INSTRUCTIONS TO FOLLOW
Return only those lines from the line containing "Write the Plotly code for this chart." to the line containing "import plotly.graph_objects as go", both included, and please omit the pictures.

MATERIAL FOR THE TASK

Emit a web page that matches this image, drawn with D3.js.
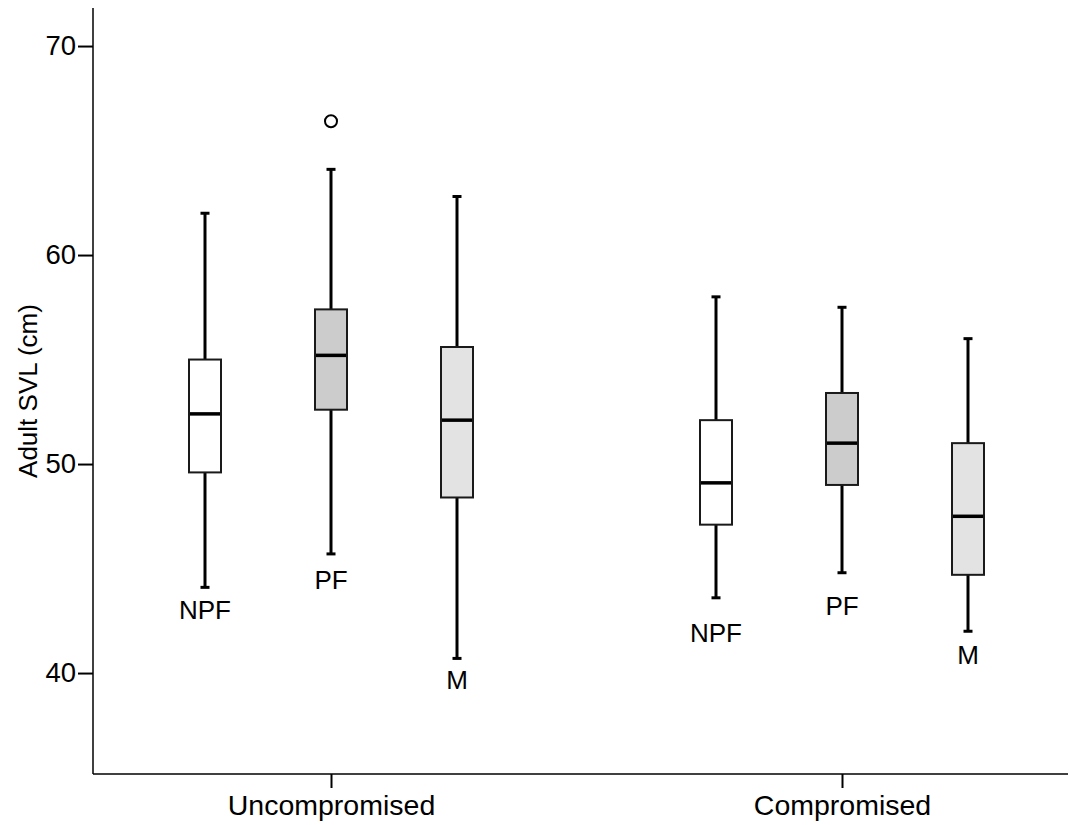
<!DOCTYPE html>
<html>
<head>
<meta charset="utf-8">
<script src="https://cdn.jsdelivr.net/npm/d3@7"></script>
<style>
  body { margin: 0; background: #fff; }
  svg text { font-family: "Liberation Sans", Arial, sans-serif; fill: #000; }
</style>
</head>
<body>
<div id="chart"></div>
<script>
// categories
const groups = ['Uncompromised', 'Compromised'];
const series = ['NPF', 'PF', 'M'];
const yTicks = [40, 50, 60, 70];

// five-number summaries per group, in series order (cm)
const whiskerLow  = [[44.1, 45.7, 40.7], [43.6, 44.8, 42.0]];
const boxLow      = [[49.6, 52.6, 48.4], [47.1, 49.0, 44.7]];
const medians     = [[52.4, 55.2, 52.1], [49.1, 51.0, 47.5]];
const boxHigh     = [[55.0, 57.4, 55.6], [52.1, 53.4, 51.0]];
const whiskerHigh = [[62.0, 64.1, 62.8], [58.0, 57.5, 56.0]];
const outliers    = [{ group: 'Uncompromised', series: 'PF', value: 66.4 }];

// where the series labels sit (baseline, in cm)
const labelAt = [[42.6, 44.0, 39.25], [41.5, 42.8, 40.45]];

const fills = { NPF: '#ffffff', PF: '#cccccc', M: '#e3e3e3' };

const W = 1070, H = 825;
const plotLeft = 93, plotRight = 1068, plotTop = 8, plotBottom = 774;

const svg = d3.select('#chart').append('svg')
  .attr('width', W)
  .attr('height', H);

const y = d3.scaleLinear()
  .domain([35.17, 71.82])
  .range([plotBottom, plotTop]);

const x = d3.scalePoint()
  .domain(groups)
  .range([331, 842]);

const xSub = d3.scalePoint()
  .domain(series)
  .range([-126, 126]);

const boxW = 32, capW = 9;

// flatten into rows
const rows = [];
groups.forEach((g, gi) => {
  series.forEach((s, si) => {
    rows.push({
      group: g, series: s,
      lo: whiskerLow[gi][si], q1: boxLow[gi][si], med: medians[gi][si],
      q3: boxHigh[gi][si], hi: whiskerHigh[gi][si], label: labelAt[gi][si]
    });
  });
});

const cx = d => x(d.group) + xSub(d.series);

const box = svg.append('g').selectAll('g')
  .data(rows)
  .enter()
  .append('g');

// whiskers
box.append('line')
  .attr('x1', cx).attr('x2', cx)
  .attr('y1', d => y(d.hi)).attr('y2', d => y(d.q3))
  .attr('stroke', '#000').attr('stroke-width', 3);
box.append('line')
  .attr('x1', cx).attr('x2', cx)
  .attr('y1', d => y(d.q1)).attr('y2', d => y(d.lo))
  .attr('stroke', '#000').attr('stroke-width', 3);

// caps
['hi', 'lo'].forEach(k => {
  box.append('line')
    .attr('x1', d => cx(d) - capW / 2).attr('x2', d => cx(d) + capW / 2)
    .attr('y1', d => y(d[k])).attr('y2', d => y(d[k]))
    .attr('stroke', '#000').attr('stroke-width', 3);
});

// boxes
box.append('rect')
  .attr('x', d => cx(d) - boxW / 2)
  .attr('width', boxW)
  .attr('y', d => y(d.q3))
  .attr('height', d => y(d.q1) - y(d.q3))
  .attr('fill', d => fills[d.series])
  .attr('stroke', '#1a1a1a')
  .attr('stroke-width', 2);

// medians
box.append('line')
  .attr('x1', d => cx(d) - boxW / 2 + 1).attr('x2', d => cx(d) + boxW / 2 - 1)
  .attr('y1', d => y(d.med)).attr('y2', d => y(d.med))
  .attr('stroke', '#000').attr('stroke-width', 3.5);

// series labels
box.append('text')
  .attr('x', cx)
  .attr('y', d => y(d.label))
  .attr('text-anchor', 'middle')
  .style('font-size', '26px')
  .text(d => d.series);

// outliers
svg.append('g').selectAll('circle')
  .data(outliers)
  .enter()
  .append('circle')
  .attr('cx', d => x(d.group) + xSub(d.series))
  .attr('cy', d => y(d.value))
  .attr('r', 6)
  .attr('fill', '#fff')
  .attr('stroke', '#000')
  .attr('stroke-width', 2);

// axes
const yAxis = d3.axisLeft(y).tickValues(yTicks).tickSize(15).tickPadding(2);
const gy = svg.append('g')
  .attr('transform', `translate(${plotLeft},0)`)
  .call(yAxis);
gy.select('.domain').remove();
gy.selectAll('.tick line').attr('stroke-width', 2);
gy.selectAll('.tick text').style('font-size', '27.5px');

svg.append('line')
  .attr('x1', plotLeft).attr('x2', plotLeft)
  .attr('y1', plotTop).attr('y2', plotBottom)
  .attr('stroke', '#000').attr('stroke-width', 1.5);

const xAxis = d3.axisBottom(x).tickSize(14).tickPadding(7);
const gx = svg.append('g')
  .attr('transform', `translate(0,${plotBottom})`)
  .call(xAxis);
gx.select('.domain').remove();
gx.selectAll('.tick line').attr('stroke-width', 2);
gx.selectAll('.tick text').style('font-size', '28.5px');

svg.append('line')
  .attr('x1', plotLeft).attr('x2', plotRight)
  .attr('y1', plotBottom).attr('y2', plotBottom)
  .attr('stroke', '#000').attr('stroke-width', 1.5);

// y title
svg.append('text')
  .attr('transform', `translate(37,${(plotTop + plotBottom) / 2}) rotate(-90)`)
  .attr('text-anchor', 'middle')
  .style('font-size', '26px')
  .text('Adult SVL (cm)');
</script>
</body>
</html>
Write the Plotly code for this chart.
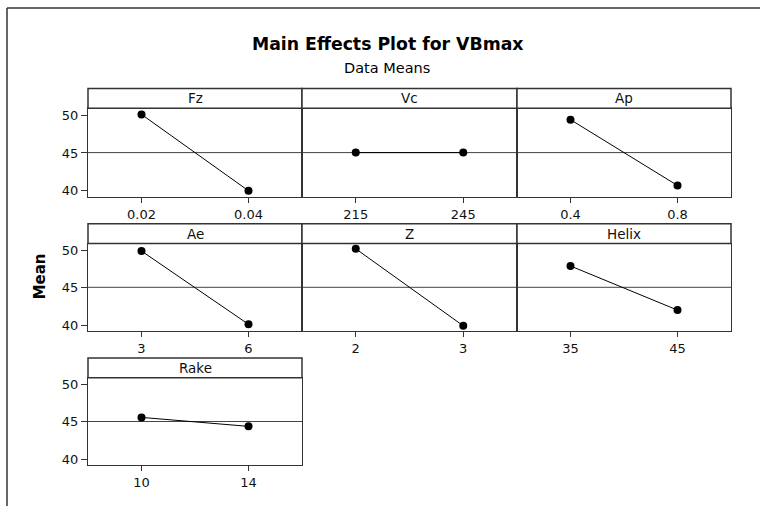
import plotly.graph_objects as go

# ---- data ----
factors = ["Fz", "Vc", "Ap", "Ae", "Z", "Helix", "Rake"]
levels = [["0.02", "0.04"], ["215", "245"], ["0.4", "0.8"], ["3", "6"],
          ["2", "3"], ["35", "45"], ["10", "14"]]
means = [[50.1, 40.0], [45.05, 45.05], [49.4, 40.7], [49.9, 40.1],
         [50.2, 39.9], [47.9, 42.0], [45.6, 44.4]]
grand_mean = 45.05
y_ticks = [40, 45, 50]

# ---- layout geometry (pixels) ----
W, H = 760, 508
cols_px = [(88, 302), (302, 517), (517, 731)]
rows_px = [(88, 108, 197), (224, 244, 332), (359, 379, 467)]  # header top, plot top, plot bottom
FONT = "DejaVu Sans"
LINE = "#333333"
TICKSIZE = 13

fig = go.Figure()
shapes = []
annotations = []
layout_axes = {}

for i, (name, lv, mv) in enumerate(zip(factors, levels, means)):
    r, c = divmod(i, 3)
    x0, x1 = cols_px[c]
    ht, pt, pb = rows_px[r]
    ax = i + 1
    xa = "x" if ax == 1 else f"x{ax}"
    ya = "y" if ax == 1 else f"y{ax}"
    fig.add_trace(go.Scatter(
        x=list(range(len(lv))), y=mv, mode="lines+markers",
        line=dict(color="black", width=1),
        marker=dict(color="black", size=8),
        xaxis=xa, yaxis=ya, showlegend=False, hoverinfo="skip"))
    xkey = "xaxis" if ax == 1 else f"xaxis{ax}"
    ykey = "yaxis" if ax == 1 else f"yaxis{ax}"
    layout_axes[xkey] = dict(
        domain=[x0 / W, x1 / W], anchor=ya, range=[-0.5, len(lv) - 0.5],
        tickvals=list(range(len(lv))), ticktext=lv,
        showline=True, mirror=True, linecolor=LINE, linewidth=1.3,
        ticks="outside", ticklen=5, tickcolor=LINE, showgrid=False, zeroline=False,
        tickfont=dict(family=FONT, size=TICKSIZE, color="#111111"), fixedrange=True)
    layout_axes[ykey] = dict(
        domain=[1 - pb / H, 1 - pt / H], anchor=xa, range=[39.2, 50.9],
        tickvals=y_ticks, showticklabels=(c == 0),
        ticks="outside" if c == 0 else "", ticklen=6, tickcolor=LINE,
        showline=True, mirror=True, linecolor=LINE, linewidth=1.3,
        showgrid=False, zeroline=False,
        tickfont=dict(family=FONT, size=TICKSIZE, color="#111111"), fixedrange=True)
    # grand mean reference line
    shapes.append(dict(type="line", xref=f"{xa} domain", yref=ya, x0=0, x1=1,
                       y0=grand_mean, y1=grand_mean, line=dict(color="#444444", width=1),
                       layer="below"))
    # header strip
    shapes.append(dict(type="rect", xref="paper", yref="paper",
                       x0=x0 / W, x1=x1 / W, y0=1 - pt / H, y1=1 - ht / H,
                       line=dict(color=LINE, width=1.5), fillcolor="white"))
    annotations.append(dict(text=name, xref="paper", yref="paper",
                            x=(x0 + x1) / 2 / W, y=1 - (ht + pt) / 2 / H,
                            xanchor="center", yanchor="middle", showarrow=False,
                            font=dict(family=FONT, size=13.5, color="#111111")))

# outer partial frame
shapes.append(dict(type="line", xref="paper", yref="paper", x0=7 / W, x1=1,
                   y0=1 - 7 / H, y1=1 - 7 / H, line=dict(color=LINE, width=1.5)))
shapes.append(dict(type="line", xref="paper", yref="paper", x0=7 / W, x1=7 / W,
                   y0=0, y1=1 - 7 / H, line=dict(color=LINE, width=1.5)))

# titles
annotations.append(dict(text="<b>Main Effects Plot for VBmax</b>", xref="paper", yref="paper",
                        x=387 / W, y=1 - 43 / H, xanchor="center", yanchor="middle",
                        showarrow=False, font=dict(family=FONT, size=17.3, color="black")))
annotations.append(dict(text="Data Means", xref="paper", yref="paper",
                        x=387 / W, y=1 - 67 / H, xanchor="center", yanchor="middle",
                        showarrow=False, font=dict(family=FONT, size=14.5, color="black")))
annotations.append(dict(text="<b>Mean</b>", xref="paper", yref="paper",
                        x=40 / W, y=1 - 277 / H, xanchor="center", yanchor="middle",
                        textangle=-90, showarrow=False,
                        font=dict(family=FONT, size=15, color="black")))

fig.update_layout(width=W, height=H, margin=dict(l=0, r=0, t=0, b=0),
                  paper_bgcolor="white", plot_bgcolor="white",
                  shapes=shapes, annotations=annotations, **layout_axes)

fig.write_html("out.html", config={"displayModeBar": False},
               post_script="document.body.style.margin='0';document.body.style.overflow='hidden';")
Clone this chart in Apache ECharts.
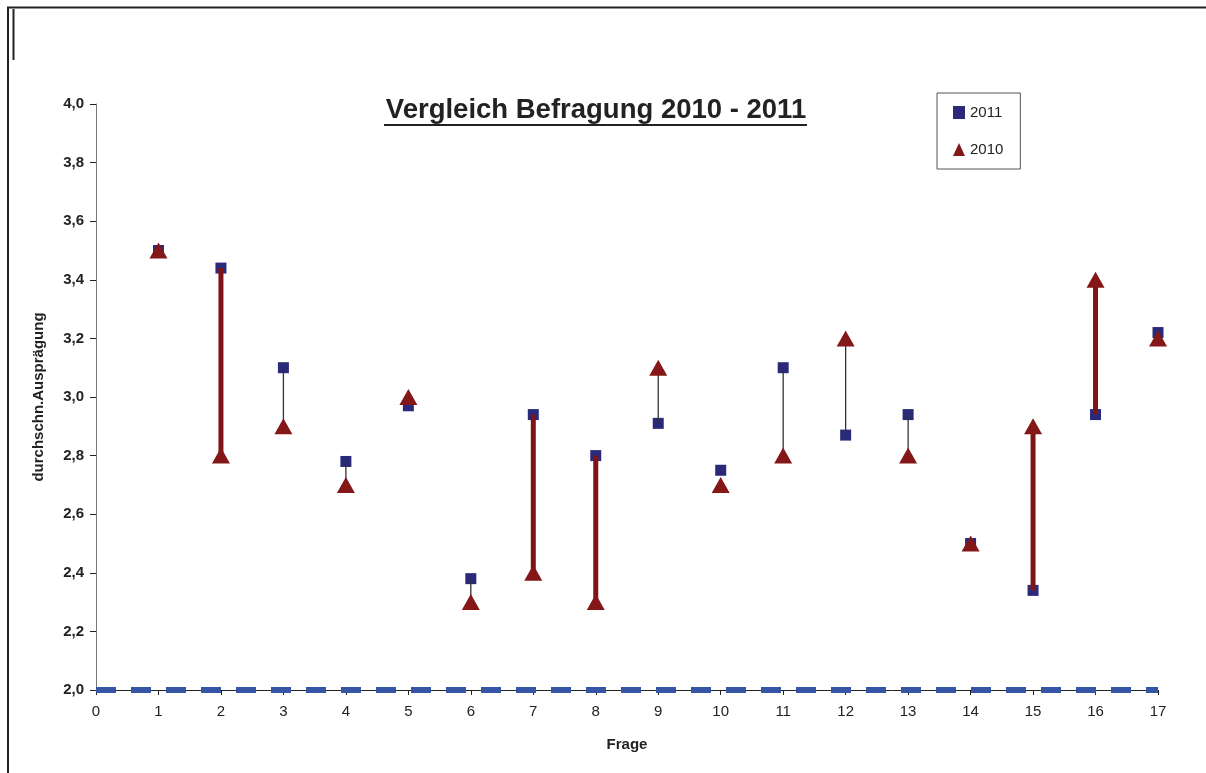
<!DOCTYPE html>
<html>
<head>
<meta charset="utf-8">
<script src="https://cdn.jsdelivr.net/npm/echarts@6/dist/echarts.min.js"></script>
<style>
html,body{margin:0;padding:0;background:#fff;}
#chart{width:1206px;height:773px;}
</style>
</head>
<body>
<div id="chart"></div>
<script>
const frage = [1,2,3,4,5,6,7,8,9,10,11,12,13,14,15,16,17];
const v2011 = [3.50,3.44,3.10,2.78,2.97,2.38,2.94,2.80,2.91,2.75,3.10,2.87,2.94,2.50,2.34,2.94,3.22];
const v2010 = [3.5,2.8,2.9,2.7,3.0,2.3,2.4,2.3,3.1,2.7,2.8,3.2,2.8,2.5,2.9,3.4,3.2];
const baseLine = [[0,2.0],[17,2.0]];
const titleText = 'Vergleich Befragung 2010 - 2011';

const chart = echarts.init(document.getElementById('chart'), null, {renderer:'canvas'});

const pts2011 = frage.map((f,i)=>[f, v2011[i]]);
const pts2010 = frage.map((f,i)=>[f, v2010[i]]);
const pairs = frage.map((f,i)=>[f, v2011[i], v2010[i]]);

function linkRenderer(thick){
  return function(params, api){
    const x = api.value(0), a = api.value(1), b = api.value(2);
    const d = Math.abs(a-b);
    const isThick = d >= 0.4;
    if (isThick !== thick || d < 0.07) return null;
    const p1 = api.coord([x,a]);
    const p2 = api.coord([x,b]);
    return {
      type:'line',
      shape:{x1:p1[0], y1:p1[1], x2:p2[0], y2:p2[1]},
      style: thick ? {stroke:'#7f1416', lineWidth:5} : {stroke:'#333', lineWidth:1.3}
    };
  };
}

const option = {
  backgroundColor:'#fff',
  animation:false,
  grid:{left:96, right:48, top:104, bottom:83, containLabel:false},
  legend:{
    orient:'vertical', left:937, top:93,
    padding:[12,17,12,16], itemGap:22, itemWidth:12, itemHeight:13,
    borderColor:'#555', borderWidth:1,
    textStyle:{fontSize:15, color:'#222', fontFamily:'Liberation Sans, Arial, sans-serif'},
    data:[{name:'2011', icon:'rect'},{name:'2010', icon:'triangle'}]
  },
  xAxis:{
    type:'value', min:0, max:17, interval:1,
    name:'Frage', nameLocation:'middle', nameGap:47,
    nameTextStyle:{fontSize:15, fontWeight:'bold', color:'#222', fontFamily:'Liberation Sans, Arial, sans-serif'},
    axisLine:{show:true, onZero:false, lineStyle:{color:'#222', width:1}},
    axisTick:{show:true, length:5, lineStyle:{color:'#222'}},
    axisLabel:{fontSize:15, color:'#222', margin:14, fontFamily:'Liberation Sans, Arial, sans-serif'},
    splitLine:{show:false}
  },
  yAxis:{
    type:'value', min:2.0, max:4.0, interval:0.2,
    name:'durchschn.Ausprägung', nameLocation:'middle', nameGap:50, nameRotate:90,
    nameTextStyle:{fontSize:15, fontWeight:'bold', color:'#222', fontFamily:'Liberation Sans, Arial, sans-serif'},
    axisLine:{show:true, lineStyle:{color:'#777', width:1}},
    axisTick:{show:true, length:6, lineStyle:{color:'#222'}},
    axisLabel:{fontSize:15, fontWeight:'bold', color:'#222', margin:12,
      fontFamily:'Liberation Sans, Arial, sans-serif',
      formatter:v=>v.toFixed(1).replace('.',',')},
    splitLine:{show:false}
  },
  series:[
    {
      name:'base', type:'line', data:baseLine, symbol:'none', z:3, clip:false,
      lineStyle:{color:'#3556a6', width:6, type:[20,15], opacity:1}, silent:true
    },
    {
      name:'2011', type:'scatter', data:pts2011, symbol:'rect', symbolSize:11, z:4,
      itemStyle:{color:'#2a2a7a', opacity:1}
    },
    {
      name:'thick', type:'custom', data:pairs, renderItem:linkRenderer(true), z:5, silent:true,
      encode:{x:0, y:[1,2]}
    },
    {
      name:'2010', type:'scatter', data:pts2010, symbol:'triangle', symbolSize:[18,16], z:6,
      itemStyle:{color:'#841818', opacity:1}
    },
    {
      name:'thin', type:'custom', data:pairs, renderItem:linkRenderer(false), z:5, silent:true,
      encode:{x:0, y:[1,2]}
    }
  ],
  graphic:[
    {type:'line', shape:{x1:7, y1:7.5, x2:1206, y2:7.5}, style:{stroke:'#222', lineWidth:2}, z:100},
    {type:'line', shape:{x1:8, y1:7, x2:8, y2:773}, style:{stroke:'#222', lineWidth:2}, z:100},
    {type:'line', shape:{x1:13.5, y1:9, x2:13.5, y2:60}, style:{stroke:'#222', lineWidth:2}, z:100},
    {type:'text', x:596, y:110, z:100,
      style:{text:titleText, font:'bold 27.5px "Liberation Sans", Arial, sans-serif', fill:'#222',
        textAlign:'center', textVerticalAlign:'middle'}},
    {type:'rect', shape:{x:384, y:124, width:423, height:2}, style:{fill:'#222'}, z:100}
  ]
};
chart.setOption(option);
</script>
</body>
</html>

RESULT BELOW
Write the Plotly code for this chart.
import plotly.graph_objects as go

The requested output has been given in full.